A coalition of about 70 Ohio public school districts is threatening a lawsuit challenging legislation enacted this year to provide a broader range of educational opportunities for families.
Included in HB 110 was removal of caps on the number of EdChoice Scholarships allowing children from low- and middle-income households to attend private schools of their choice, ensuring that any eligible student applying for an EdChoice scholarship would receive one.
The bill also called for an increase in funding amounts for both the EdChoice and Cleveland scholarships, which had fallen behind public school spending. Perhaps more important, it ensured scholarship amounts would automatically rise in future budgets in proportion to any increase in public school base funding.
Bill Phillis, executive director of the Ohio Coalition for Equity and Adequacy of School Funding, the group bringing the suit, says his organization ultimately is calling for the end of the EdChoice program.
“The bottom line of all this is these alternatives, including vouchers, is diminishing the state’s ability to meet its obligations,” said Phillis, who said the state has removed around $25 billion from K-12 public education in favor of vouchers or other private school options.

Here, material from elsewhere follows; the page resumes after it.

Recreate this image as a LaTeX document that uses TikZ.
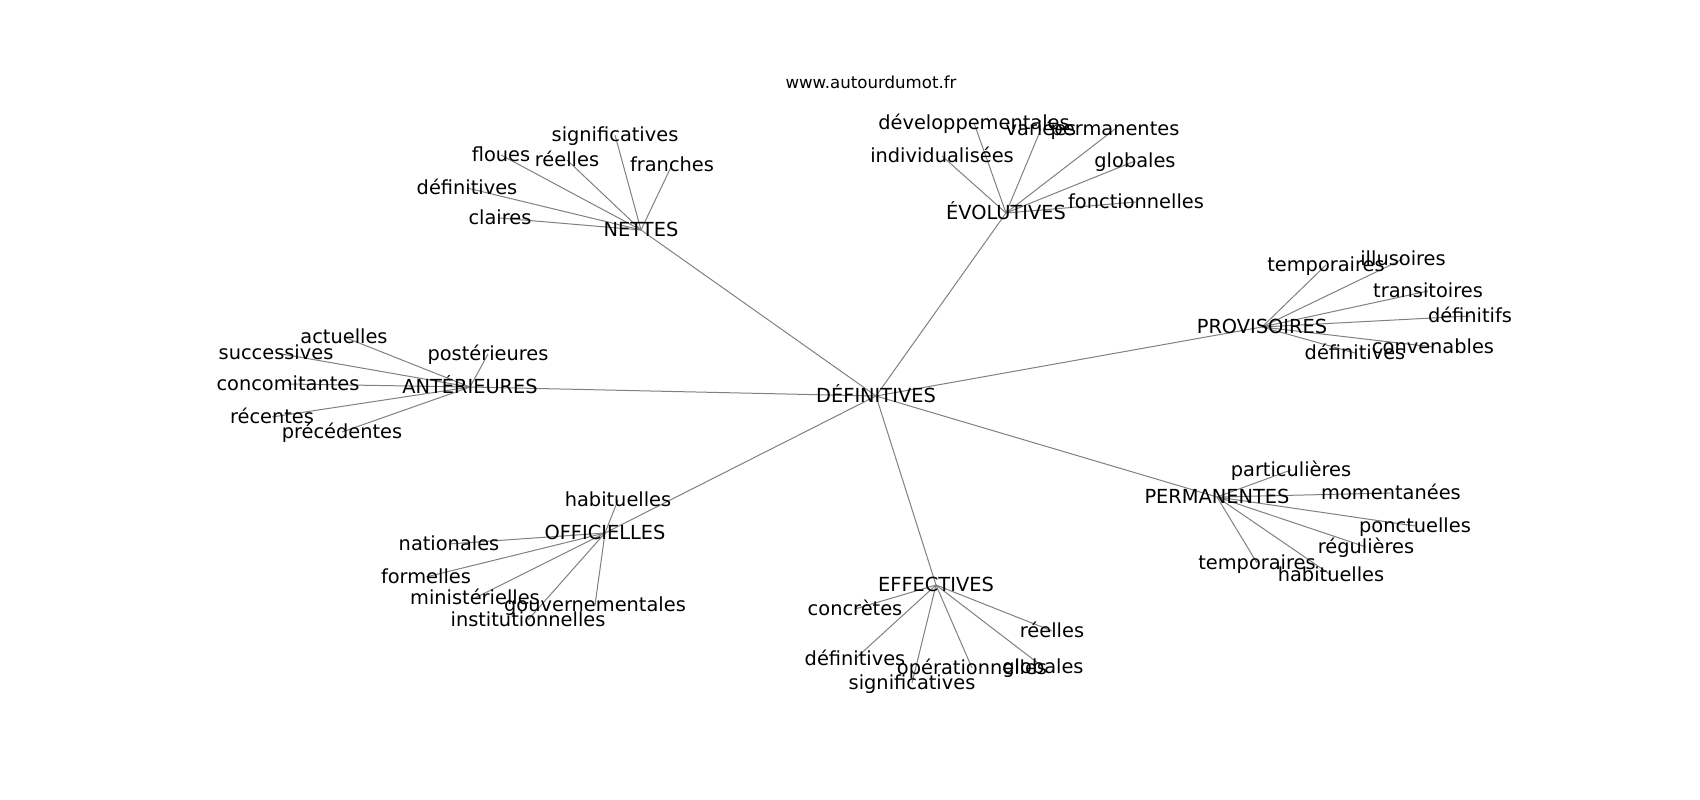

For most of Ohio’s legislative session, education debates focused on technical issues with the state’s school funding formula and overall spending levels. That changed in mid-June, when lawmakers unveiled the Senate’s education plan for the state budget for 2022–23 (HB 110).
School-choice proponents such as the Buckeye Institute, a Columbus-based think tank, called the additions bold and significant.
“Gov. Mike DeWine has signed a budget that expands existing school choice options and creates Ohio’s first-ever education savings account program helping parents afford desperately-needed resources and giving them the flexibility necessary to improve their children’s educational outcomes,” said Rea Hederman Jr., executive director of the Economic Research Center at the Buckeye Institute and vice president of policy. “These bold reforms are some of the most significant that Ohio’s families have seen in a decade.”